So grateful

Went to an anniversary meeting tonight. Good speakers and it was great to listen and find identity with them.

But what got me was to run into a couple of people I have known for a long time, who had a hard time getting sober. They were sober tonight and had been for a while. One of them talked to me about how difficult a time it was for him to get his ego down to size, so that he could grab hold of what this program offered. I told him what Dr. Bob had said, that the ego dies hard. And he enthusiastically nodded his head and said, isn’t that the truth.

And there it is. My biggest problem. Getting out of my way. If anything gives me difficulties in this sober way of life, it’s me. I ask for help with that everyday. I think I’m finally getting better with it, but that’s my thinking. I hope I am.

Ego deflation in depth. I remember my sponsor and a lot of old timers used to puncture that balloon I call my ego. They deflated me a lot in my early years in the program. And the truth was I became very grateful that they did. They would cut me down to size in a few words. It helped to get me out of my own way, so that I could hear what they were trying to help me to learn about this way of life.

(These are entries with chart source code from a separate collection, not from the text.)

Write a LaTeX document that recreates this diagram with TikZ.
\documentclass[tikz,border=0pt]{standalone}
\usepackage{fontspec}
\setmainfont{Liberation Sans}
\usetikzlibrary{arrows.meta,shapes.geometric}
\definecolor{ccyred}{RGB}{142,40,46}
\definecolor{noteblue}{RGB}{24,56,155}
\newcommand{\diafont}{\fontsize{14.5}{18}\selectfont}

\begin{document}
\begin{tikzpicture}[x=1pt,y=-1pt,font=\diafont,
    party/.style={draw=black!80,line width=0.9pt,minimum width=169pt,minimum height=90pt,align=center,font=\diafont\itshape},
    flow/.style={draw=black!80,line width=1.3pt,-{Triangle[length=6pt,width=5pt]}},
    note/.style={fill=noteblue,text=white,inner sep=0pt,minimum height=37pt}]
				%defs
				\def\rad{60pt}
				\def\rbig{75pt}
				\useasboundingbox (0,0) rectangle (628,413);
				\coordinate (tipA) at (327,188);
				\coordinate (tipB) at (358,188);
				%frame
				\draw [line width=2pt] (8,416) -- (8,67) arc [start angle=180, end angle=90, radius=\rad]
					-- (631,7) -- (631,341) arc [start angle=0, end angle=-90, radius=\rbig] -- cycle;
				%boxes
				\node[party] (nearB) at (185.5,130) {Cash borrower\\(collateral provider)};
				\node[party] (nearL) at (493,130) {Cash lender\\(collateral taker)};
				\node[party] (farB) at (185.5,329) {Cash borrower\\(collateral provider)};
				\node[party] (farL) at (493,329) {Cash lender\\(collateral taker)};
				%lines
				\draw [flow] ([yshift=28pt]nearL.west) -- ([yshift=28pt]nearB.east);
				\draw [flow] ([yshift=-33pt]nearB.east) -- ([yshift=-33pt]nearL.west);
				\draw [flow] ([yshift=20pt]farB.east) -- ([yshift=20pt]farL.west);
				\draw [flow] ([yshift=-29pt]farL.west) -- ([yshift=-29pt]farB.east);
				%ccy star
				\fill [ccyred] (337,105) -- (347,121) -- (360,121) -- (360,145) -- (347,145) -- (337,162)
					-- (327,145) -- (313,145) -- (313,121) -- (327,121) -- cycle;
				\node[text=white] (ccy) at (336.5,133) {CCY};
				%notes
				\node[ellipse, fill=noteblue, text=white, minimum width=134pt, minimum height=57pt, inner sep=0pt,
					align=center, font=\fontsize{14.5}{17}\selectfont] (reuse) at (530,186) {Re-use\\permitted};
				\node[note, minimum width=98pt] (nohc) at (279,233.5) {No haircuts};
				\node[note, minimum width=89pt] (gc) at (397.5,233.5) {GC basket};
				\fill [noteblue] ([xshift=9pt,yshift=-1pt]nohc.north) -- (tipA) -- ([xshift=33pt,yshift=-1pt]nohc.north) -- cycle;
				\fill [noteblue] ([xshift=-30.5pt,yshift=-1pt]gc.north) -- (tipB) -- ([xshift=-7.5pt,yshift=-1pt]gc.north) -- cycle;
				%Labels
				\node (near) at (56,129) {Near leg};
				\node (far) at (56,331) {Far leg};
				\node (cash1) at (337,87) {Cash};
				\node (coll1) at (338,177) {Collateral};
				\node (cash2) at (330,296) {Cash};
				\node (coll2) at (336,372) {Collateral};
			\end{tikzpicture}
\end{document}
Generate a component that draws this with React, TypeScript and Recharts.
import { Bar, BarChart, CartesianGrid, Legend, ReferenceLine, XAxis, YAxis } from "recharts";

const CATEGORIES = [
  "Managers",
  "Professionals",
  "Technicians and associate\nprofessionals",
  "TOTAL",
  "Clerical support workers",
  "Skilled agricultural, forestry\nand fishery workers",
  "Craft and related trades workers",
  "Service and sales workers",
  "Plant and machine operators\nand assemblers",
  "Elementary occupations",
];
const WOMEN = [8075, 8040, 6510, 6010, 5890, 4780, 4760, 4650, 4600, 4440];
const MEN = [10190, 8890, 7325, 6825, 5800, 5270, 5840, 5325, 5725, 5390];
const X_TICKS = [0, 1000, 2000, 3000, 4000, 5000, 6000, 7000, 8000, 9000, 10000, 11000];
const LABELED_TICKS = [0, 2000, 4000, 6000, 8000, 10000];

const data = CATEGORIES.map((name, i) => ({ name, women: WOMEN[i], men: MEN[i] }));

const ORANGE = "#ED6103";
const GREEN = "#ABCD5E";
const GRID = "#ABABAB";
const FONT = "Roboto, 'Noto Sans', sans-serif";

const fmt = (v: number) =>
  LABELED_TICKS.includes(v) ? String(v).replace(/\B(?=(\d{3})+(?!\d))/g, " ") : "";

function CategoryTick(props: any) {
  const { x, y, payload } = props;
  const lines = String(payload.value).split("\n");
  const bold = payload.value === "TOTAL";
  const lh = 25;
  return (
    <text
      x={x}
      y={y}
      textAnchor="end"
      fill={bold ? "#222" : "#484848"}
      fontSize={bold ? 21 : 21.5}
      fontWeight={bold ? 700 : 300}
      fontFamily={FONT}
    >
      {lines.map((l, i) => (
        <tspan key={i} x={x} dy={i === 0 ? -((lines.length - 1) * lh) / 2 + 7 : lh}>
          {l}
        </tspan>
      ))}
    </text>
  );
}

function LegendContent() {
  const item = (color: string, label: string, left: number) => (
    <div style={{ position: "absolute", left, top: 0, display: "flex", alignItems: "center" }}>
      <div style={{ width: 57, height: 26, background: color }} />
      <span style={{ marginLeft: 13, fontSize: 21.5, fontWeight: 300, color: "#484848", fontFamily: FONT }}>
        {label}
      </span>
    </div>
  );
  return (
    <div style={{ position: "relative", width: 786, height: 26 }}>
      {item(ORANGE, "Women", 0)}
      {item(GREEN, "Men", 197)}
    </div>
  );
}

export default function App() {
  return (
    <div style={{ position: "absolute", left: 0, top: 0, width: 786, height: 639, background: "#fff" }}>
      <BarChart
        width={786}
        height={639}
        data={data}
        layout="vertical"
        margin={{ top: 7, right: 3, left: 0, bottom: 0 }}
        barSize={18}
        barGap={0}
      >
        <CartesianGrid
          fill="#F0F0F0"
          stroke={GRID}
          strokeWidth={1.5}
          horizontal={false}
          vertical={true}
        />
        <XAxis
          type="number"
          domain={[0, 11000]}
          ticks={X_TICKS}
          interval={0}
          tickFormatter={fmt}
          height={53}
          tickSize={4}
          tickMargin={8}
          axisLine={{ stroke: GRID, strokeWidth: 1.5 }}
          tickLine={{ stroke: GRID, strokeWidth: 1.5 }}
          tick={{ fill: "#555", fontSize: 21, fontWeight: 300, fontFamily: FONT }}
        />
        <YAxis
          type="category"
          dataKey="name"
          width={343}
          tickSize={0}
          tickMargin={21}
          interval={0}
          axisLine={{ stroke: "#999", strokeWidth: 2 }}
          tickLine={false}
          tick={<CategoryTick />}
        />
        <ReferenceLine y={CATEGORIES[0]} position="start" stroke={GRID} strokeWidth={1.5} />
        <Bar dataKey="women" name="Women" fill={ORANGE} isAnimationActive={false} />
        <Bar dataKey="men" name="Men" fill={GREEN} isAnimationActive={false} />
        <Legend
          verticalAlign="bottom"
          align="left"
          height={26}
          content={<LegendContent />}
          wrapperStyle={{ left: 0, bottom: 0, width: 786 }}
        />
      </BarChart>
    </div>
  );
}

A power greater than myself. I think about that often. It’s what got me sober. It’s what keeps me sober. Being right size is what I need. I need to remember I’m not in charge. That I have to remember how much I depend on my higher power. I still say those words from the BB, of myself I am nothing, my Father doth the works. For years I would say that often during the day. And I often do today. To back off and let God be God and Ned be Ned.

Tonight was a great night for me. It reminded me of what sobriety is all about. Identifying with drunks just like myself, who, by the grace of their higher powers are sober also. I need that and the examples of their humility. I am so grateful for AA and my sobriety.